>>

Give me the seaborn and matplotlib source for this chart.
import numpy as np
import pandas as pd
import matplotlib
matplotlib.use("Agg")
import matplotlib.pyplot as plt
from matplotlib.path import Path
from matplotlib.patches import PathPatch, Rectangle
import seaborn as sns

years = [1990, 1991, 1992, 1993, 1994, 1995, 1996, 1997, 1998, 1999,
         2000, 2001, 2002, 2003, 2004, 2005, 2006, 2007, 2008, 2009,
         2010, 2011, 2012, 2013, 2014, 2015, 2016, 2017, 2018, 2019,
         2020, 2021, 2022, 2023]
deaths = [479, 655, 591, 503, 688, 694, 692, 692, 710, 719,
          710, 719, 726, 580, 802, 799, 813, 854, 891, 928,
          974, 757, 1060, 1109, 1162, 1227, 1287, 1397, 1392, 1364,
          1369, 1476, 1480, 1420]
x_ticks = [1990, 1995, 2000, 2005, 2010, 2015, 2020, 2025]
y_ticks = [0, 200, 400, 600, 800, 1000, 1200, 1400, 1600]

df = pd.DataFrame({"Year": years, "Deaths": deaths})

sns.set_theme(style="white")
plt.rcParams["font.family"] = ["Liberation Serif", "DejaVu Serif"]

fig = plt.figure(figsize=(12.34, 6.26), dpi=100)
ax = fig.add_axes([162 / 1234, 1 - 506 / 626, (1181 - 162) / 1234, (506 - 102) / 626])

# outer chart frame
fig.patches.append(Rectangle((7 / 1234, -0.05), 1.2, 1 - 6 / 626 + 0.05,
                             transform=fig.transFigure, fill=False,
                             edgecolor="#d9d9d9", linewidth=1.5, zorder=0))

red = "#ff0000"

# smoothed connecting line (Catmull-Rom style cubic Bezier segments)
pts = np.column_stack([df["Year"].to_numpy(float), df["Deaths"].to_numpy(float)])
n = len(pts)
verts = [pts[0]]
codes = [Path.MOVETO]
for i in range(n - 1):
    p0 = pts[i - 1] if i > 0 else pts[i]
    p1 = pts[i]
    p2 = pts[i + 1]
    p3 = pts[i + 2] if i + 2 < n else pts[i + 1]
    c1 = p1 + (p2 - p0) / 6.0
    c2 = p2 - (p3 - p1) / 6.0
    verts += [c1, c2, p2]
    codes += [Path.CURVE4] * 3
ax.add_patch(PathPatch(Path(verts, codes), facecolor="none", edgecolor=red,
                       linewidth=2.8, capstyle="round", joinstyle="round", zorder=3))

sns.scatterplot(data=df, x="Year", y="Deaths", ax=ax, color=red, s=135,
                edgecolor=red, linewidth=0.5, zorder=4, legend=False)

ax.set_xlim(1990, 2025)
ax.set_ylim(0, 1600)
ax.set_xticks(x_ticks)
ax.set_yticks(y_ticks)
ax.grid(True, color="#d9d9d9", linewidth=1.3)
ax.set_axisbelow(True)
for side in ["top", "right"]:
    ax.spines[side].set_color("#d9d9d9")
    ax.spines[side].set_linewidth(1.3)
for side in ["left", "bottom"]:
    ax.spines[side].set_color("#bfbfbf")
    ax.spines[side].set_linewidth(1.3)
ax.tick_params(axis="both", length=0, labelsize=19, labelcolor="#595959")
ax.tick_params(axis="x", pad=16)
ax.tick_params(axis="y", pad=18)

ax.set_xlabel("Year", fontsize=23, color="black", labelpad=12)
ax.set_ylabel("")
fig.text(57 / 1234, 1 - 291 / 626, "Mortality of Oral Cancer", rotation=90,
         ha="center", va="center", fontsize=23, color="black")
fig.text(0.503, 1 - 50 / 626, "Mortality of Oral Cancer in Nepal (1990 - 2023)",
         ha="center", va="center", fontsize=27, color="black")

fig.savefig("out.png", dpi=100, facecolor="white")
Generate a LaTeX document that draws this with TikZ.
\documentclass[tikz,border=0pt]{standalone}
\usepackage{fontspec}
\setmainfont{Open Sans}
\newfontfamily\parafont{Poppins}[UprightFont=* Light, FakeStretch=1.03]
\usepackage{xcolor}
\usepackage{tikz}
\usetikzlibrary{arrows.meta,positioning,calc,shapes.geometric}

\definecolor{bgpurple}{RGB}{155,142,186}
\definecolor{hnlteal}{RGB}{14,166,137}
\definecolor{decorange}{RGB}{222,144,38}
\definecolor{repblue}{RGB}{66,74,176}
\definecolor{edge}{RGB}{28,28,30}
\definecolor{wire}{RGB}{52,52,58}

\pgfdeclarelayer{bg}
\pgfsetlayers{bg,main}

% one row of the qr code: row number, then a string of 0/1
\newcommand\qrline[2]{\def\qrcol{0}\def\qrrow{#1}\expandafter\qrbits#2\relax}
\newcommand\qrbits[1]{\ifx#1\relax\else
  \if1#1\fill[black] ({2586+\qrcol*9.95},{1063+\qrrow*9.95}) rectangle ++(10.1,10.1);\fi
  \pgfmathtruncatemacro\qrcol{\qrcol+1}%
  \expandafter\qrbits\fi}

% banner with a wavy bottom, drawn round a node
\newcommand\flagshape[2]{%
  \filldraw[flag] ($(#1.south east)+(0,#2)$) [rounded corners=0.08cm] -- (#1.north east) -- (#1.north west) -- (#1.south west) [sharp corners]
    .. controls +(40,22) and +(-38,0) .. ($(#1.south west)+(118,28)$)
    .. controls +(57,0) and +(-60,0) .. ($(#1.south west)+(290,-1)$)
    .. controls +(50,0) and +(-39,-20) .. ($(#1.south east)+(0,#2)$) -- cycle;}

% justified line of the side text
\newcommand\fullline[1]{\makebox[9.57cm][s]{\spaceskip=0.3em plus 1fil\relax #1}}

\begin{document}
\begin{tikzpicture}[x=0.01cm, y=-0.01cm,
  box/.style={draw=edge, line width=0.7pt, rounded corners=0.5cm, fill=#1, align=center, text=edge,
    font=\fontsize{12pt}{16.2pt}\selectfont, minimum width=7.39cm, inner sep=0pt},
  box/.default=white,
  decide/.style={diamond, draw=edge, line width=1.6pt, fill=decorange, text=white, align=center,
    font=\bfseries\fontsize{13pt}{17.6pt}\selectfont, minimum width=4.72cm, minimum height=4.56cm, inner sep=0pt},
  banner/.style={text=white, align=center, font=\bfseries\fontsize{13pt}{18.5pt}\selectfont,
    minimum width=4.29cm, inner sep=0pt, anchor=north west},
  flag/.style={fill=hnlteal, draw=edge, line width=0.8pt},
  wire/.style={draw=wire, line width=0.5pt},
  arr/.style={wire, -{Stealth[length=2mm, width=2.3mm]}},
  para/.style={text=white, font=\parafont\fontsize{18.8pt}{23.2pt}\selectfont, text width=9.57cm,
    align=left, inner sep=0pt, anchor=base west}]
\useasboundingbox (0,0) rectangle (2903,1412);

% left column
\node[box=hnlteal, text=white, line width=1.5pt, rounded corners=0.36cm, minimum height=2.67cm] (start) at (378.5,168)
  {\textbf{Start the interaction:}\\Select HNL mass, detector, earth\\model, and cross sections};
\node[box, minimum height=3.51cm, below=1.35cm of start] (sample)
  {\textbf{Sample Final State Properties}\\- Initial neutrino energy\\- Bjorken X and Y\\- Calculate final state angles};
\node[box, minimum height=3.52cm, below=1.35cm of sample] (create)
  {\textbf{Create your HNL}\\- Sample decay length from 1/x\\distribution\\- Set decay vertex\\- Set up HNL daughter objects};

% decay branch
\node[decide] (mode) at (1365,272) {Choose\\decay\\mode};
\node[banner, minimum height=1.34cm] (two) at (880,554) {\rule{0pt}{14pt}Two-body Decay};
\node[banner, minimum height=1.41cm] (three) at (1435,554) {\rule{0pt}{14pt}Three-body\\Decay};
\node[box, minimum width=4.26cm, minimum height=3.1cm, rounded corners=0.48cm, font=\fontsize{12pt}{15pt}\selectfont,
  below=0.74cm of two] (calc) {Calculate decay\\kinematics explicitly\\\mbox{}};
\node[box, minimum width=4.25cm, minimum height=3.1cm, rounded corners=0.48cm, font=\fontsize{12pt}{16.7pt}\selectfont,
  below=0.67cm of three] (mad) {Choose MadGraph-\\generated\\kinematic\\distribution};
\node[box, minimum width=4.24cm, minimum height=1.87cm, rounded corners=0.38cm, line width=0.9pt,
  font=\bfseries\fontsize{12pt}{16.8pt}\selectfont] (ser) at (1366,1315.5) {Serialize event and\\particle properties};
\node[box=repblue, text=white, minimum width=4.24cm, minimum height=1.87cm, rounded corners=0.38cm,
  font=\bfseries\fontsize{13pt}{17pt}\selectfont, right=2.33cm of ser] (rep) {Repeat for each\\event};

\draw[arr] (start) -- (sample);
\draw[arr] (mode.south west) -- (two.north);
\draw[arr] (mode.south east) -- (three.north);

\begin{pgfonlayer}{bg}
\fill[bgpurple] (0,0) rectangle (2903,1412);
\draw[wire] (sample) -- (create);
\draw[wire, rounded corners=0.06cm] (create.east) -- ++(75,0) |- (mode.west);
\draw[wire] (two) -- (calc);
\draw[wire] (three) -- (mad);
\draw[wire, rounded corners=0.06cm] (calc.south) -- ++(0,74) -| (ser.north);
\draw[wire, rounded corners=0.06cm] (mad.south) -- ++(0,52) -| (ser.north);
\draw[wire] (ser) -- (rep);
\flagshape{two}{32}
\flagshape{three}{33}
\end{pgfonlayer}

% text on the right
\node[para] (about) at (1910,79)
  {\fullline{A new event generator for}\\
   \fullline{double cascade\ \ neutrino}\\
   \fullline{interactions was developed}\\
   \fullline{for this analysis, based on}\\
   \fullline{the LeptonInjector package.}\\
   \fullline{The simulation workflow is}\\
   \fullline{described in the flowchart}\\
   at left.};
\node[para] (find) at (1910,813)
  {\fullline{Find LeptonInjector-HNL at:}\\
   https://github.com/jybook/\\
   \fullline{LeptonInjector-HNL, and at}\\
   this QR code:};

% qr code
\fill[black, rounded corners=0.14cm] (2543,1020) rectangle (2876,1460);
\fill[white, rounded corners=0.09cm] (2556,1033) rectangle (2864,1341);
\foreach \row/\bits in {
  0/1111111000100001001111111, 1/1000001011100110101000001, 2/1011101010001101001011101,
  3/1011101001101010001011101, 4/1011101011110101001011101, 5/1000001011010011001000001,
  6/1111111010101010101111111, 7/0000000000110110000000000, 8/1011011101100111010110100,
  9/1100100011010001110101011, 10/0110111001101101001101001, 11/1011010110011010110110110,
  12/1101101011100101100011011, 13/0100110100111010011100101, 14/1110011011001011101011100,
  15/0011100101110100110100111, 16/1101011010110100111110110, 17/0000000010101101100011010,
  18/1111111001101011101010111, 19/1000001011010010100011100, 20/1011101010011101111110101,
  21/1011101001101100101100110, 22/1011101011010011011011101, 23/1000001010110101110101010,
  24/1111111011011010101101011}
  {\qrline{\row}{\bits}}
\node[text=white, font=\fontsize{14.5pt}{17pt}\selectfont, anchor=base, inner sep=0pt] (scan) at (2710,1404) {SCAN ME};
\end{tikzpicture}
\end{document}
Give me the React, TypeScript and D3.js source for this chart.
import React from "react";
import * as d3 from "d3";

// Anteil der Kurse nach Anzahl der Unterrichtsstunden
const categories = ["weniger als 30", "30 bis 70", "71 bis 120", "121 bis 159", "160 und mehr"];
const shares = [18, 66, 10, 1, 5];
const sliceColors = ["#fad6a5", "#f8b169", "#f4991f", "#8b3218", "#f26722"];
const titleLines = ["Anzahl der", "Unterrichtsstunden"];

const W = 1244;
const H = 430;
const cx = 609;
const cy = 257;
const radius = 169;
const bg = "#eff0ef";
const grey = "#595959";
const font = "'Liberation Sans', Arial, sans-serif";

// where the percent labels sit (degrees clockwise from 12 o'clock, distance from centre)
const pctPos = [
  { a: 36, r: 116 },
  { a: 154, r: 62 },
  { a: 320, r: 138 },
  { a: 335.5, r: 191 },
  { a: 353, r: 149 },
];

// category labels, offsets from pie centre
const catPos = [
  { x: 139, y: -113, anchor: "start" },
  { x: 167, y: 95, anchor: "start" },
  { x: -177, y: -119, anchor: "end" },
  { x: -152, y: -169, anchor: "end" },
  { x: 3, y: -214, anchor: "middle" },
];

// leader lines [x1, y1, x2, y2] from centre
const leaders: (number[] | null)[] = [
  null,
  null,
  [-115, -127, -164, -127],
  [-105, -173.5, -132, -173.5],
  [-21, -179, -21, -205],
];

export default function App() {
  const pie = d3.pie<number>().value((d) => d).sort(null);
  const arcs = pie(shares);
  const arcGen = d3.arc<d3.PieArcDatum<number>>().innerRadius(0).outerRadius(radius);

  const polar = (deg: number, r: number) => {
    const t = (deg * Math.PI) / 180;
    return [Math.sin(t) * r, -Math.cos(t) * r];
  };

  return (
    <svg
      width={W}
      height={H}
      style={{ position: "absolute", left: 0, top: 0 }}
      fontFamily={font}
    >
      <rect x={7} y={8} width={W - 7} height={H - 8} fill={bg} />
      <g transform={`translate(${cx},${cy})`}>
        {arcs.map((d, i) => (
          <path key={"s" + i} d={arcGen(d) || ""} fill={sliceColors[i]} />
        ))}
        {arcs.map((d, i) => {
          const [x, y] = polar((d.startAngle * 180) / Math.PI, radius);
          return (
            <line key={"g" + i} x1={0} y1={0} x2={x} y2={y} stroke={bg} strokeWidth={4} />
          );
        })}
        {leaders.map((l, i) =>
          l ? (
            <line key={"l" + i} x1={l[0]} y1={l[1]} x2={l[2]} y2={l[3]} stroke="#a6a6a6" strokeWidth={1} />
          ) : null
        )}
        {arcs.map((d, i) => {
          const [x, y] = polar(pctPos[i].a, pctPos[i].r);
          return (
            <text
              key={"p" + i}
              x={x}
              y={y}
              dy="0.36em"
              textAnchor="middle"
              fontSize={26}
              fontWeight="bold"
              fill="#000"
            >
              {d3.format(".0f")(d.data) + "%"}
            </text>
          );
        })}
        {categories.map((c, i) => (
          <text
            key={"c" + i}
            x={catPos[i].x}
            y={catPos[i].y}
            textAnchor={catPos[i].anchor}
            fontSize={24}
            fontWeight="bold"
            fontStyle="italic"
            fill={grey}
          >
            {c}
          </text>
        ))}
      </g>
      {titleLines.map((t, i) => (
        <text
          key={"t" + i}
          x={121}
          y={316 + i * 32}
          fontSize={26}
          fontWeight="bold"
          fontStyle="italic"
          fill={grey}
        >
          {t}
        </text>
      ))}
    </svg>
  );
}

<<

→ **Task description**
Show the lines from the data above that contain the string "seaborn".

→ **Solution to this exercise**
Give me the seaborn and matplotlib source for this chart.
import seaborn as sns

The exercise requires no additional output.